С капитана даже не сняли шинели: на ней не было ни капельки крови, вся она стекала в бриджи и, видимо, вовнутрь тела. Через двадцать минут машина, на которой его везли и с помощью которой догоняли эшелон, затормозила у штаба дивизии, расположенного ближе всего к вынужденной остановке эшелона. Оттуда уже летела телефонограмма о том, что капитан захвачен, что он живой.
Капитан сидел в комнате, окруженный четырьмя смершевцами, уже без шинели и без гимнастерки. Он был бледен, молчалив. За его спиной стоял пригнувшись, военврач, пожилой, седой человек в круглых учительских очках и с седенькой, остренькой бородкой.
– Мне бы санитара какого позвать, – недовольно бубнил он, обкручивая бинтами худое тело капитана, – Вот же пулька! Ее оперировать надо. Помрет же! Внутреннее кровотечение… Легкое пробито, должно быть… И ребро, вроде…
– И так сойдет! – грубо ответил старший лейтенант, – Не велик гусь! Один хрен, к сосне!
Вдруг дверь широко распахнулась и в комнату ворвался новый командующий Василевский. Его назначили из Москвы уже через полтора часа после убийства Черняховского. Офицеры, все, кроме капитана, развернулись к нему лицом и вытянулись. Старший лейтенант порозовел и, вскидывая руку к козырьку, шагнул вперед. Он пытался побойчее доложить, но командующий раздраженно отмахнулся. Василевский кивнул головой на капитана:
– Этот?
– Так точно, – гаркнул старший лейтенант, не опуская руки от козырька.
Капитан смотрел на Василевского исподлобья, не морщась и как будто ни на что уже не надеясь. Оба молчали.
– Товарищ командующий, – вдруг заскрипел военврач и нервно стянул с лица очки, – прикажите доставить его в госпиталь…, немедленно… Видите ли…, операция…
Василевский отвел взгляд в сторону, развернулся на каблуках и сделал шаг за порог, потом вдруг повернул немного голову влево и приказал сухо:
– Какая к черту операция! Добейте сволочь!
За окнами, очень далеко, истерично завыла реактивная артиллерия, через несколько секунд до испуганно дребезжащих окон долетели отзвуки мощных взрывов, земля с отчаянием вздрогнула.
Василевский заинтересованно прислушался, будто пытался уловить знакомую и милую мелодию, и, спустя несколько секунд, быстро исчез в глубине длинного коридора, за ним застучали каблуками сапог человек шесть офицеров.
Старший лейтенант вдруг подскочил к военврачу, грубо схватил его за воротник гимнастерки сзади, и поволок к выходу.

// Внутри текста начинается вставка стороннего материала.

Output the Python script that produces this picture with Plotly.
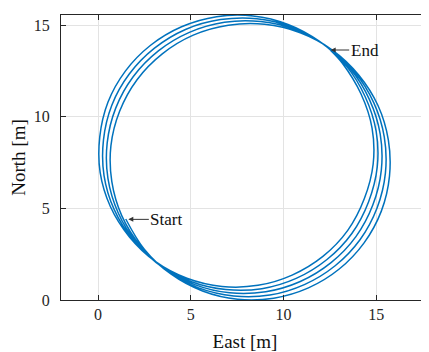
import plotly.graph_objects as go

# Trajectory (East, North in metres)
east = [1.49,2.50,3.92,5.63,7.52,9.47,11.34,13.00,14.34,15.27,15.71,15.65,15.09,14.05,12.63,10.90,8.98,7.02,5.13,3.46,2.10,1.16,0.69,0.74,
        1.28,2.30,3.71,5.42,7.31,9.26,11.12,12.78,14.12,15.04,15.49,15.43,14.86,13.83,12.40,10.68,8.77,6.81,4.92,3.25,1.89,0.95,0.49,0.53,
        1.08,2.09,3.50,5.21,7.10,9.04,10.90,12.56,13.90,14.81,15.27,15.21,14.63,13.61,12.17,10.46,8.56,6.60,4.71,3.04,1.68,0.74,0.29,0.32,
        0.87,1.89,3.29,5.00,6.89,8.83,10.68,12.34,13.68,14.58,15.05,14.99,14.40,13.39,11.94,10.24,8.35,6.39,4.50,2.83,1.47,0.53,0.09,0.11,
        0.66,1.69,3.08,4.79,6.68,8.62,10.46,12.12,13.46,14.35,14.83,14.77,14.17,13.17,12.54]
north = [4.42,2.76,1.42,0.49,0.04,0.10,0.66,1.69,3.12,4.85,6.76,8.72,10.61,12.28,13.64,14.58,15.04,14.99,14.45,13.43,12.02,10.30,8.41,6.46,
         4.59,2.93,1.59,0.66,0.22,0.27,0.84,1.87,3.29,5.02,6.92,8.89,10.77,12.44,13.79,14.73,15.19,15.15,14.60,13.59,12.18,10.47,8.57,6.63,
         4.76,3.10,1.76,0.84,0.39,0.45,1.01,2.04,3.46,5.18,7.09,9.05,10.93,12.60,13.95,14.89,15.35,15.30,14.76,13.74,12.33,10.63,8.74,6.79,
         4.93,3.27,1.94,1.01,0.57,0.62,1.18,2.21,3.63,5.35,7.26,9.21,11.09,12.76,14.11,15.04,15.50,15.46,14.91,13.90,12.49,10.79,8.90,6.96,
         5.10,3.44,2.11,1.19,0.74,0.80,1.36,2.38,3.80,5.52,7.42,9.38,11.25,12.92,13.62]

x_ticks = [0, 5, 10, 15]
y_ticks = [0, 5, 10, 15]
marks = ["Start", "End"]
mark_east = [1.63, 12.54]
mark_north = [4.40, 13.64]

FONT = "Liberation Serif"
AX = "#262626"

fig = go.Figure()
fig.add_trace(go.Scatter(x=east, y=north, mode="lines",
                         line=dict(color="#0072BD", width=1.5, shape="spline"),
                         showlegend=False, hoverinfo="skip"))

offsets = [38, 34]
for name, ex, ny, off in zip(marks, mark_east, mark_north, offsets):
    fig.add_annotation(x=ex, y=ny, text=name, showarrow=True, ax=off, ay=0,
                       arrowhead=2, arrowsize=1, arrowwidth=1, arrowcolor="#333333",
                       font=dict(family=FONT, size=17, color="#111111"))

axis_common = dict(showline=True, linecolor=AX, linewidth=1, mirror="allticks",
                   ticks="inside", ticklen=5, tickcolor=AX, tickwidth=1,
                   showgrid=True, gridcolor="#e3e3e3", gridwidth=1, zeroline=False,
                   automargin=False,
                   tickfont=dict(family=FONT, size=16, color=AX))

fig.update_xaxes(range=[-2, 17.84], tickvals=x_ticks, **axis_common,
                 title=dict(text="East [m]", font=dict(family=FONT, size=19, color="#111111"), standoff=14))
fig.update_yaxes(range=[0, 15.55], tickvals=y_ticks, ticklabelstandoff=7, **axis_common,
                 title=dict(text="North [m]", font=dict(family=FONT, size=19, color="#111111"), standoff=8))

fig.update_layout(width=421, height=344, margin=dict(l=53, r=0, t=7, b=52, autoexpand=False),
                  plot_bgcolor="white", paper_bgcolor="white",
                  font=dict(family=FONT))
fig.write_html("out.html")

Старик беспомощно выкручивался, пыхтел, хватал свои очки, опасаясь, что выпустит их и потеряет. Старший лейтенант легко дотащил врача до лестницы и столкнул вниз. Он отряхнул ладони одну о другую, ухмыльнулся и широким шагом вернулся назад, туда, где все еще сидел на табурете обнаженный по пояс капитан с недокрученными бинтами.
Военврач медленно поднялся на ноги, отряхнулся, надел очки и вдруг услышал из комнаты три громких хлопка, словно лопнули три громадные емкости. Кто-то загремел каблуками по коридору.
– Что случилось! Кто стрелял? – заорали с той стороны.
– Исполнили приказ командующего, – услышал военврач спокойный уже голос старшего лейтенанта, – Добили сволочь! Виноват, товарищ майор… Пошумели маленько…
Вот так закончилась та странная история с Черняховским, о которой потом много рассказывали, врали, додумывали, капитана называли то майором, то даже полковником, а потом и вообще немецким диверсантом. Но официальная версия смерти командующего все же возобладала и история с арестом капитана вообще навсегда исчезла.
Захватническая война, посрамленная народами и армиями, уходила из Европы. Она как жалкая нищенка, когда-то властная и сильная, а теперь ничтожная в своей беспомощности, вся в струпьях и в гнилой крови, израненная, сломленная, голодная, униженная, жалась к разрушенному городу, к сожженным деревушкам и поселкам, к разоренным дворцам и замкам, к холодному морю, замусоренному трупами и останками неряшливого человеческого быта. Кенигсберг, древняя цитадель прусской рыцарской спеси, был повержен и придавлен тяжелым русским сапогом к серому песчаному берегу Балтийского моря.
В конце апреля сорок пятого года разбитые и деморализованные немецкие войска, смертельно уставшие от визга «Катюш», от грохота орудий, от лязга танковых гусениц, от автоматной и ружейной стрельбы, от истеричного воя пикирующих бомбардировщиков, прижатые к Балтийскому морю на узкой Куршской косе, сгрудили свое стрелковое оружие в пирамиды и сели к дымным кострам.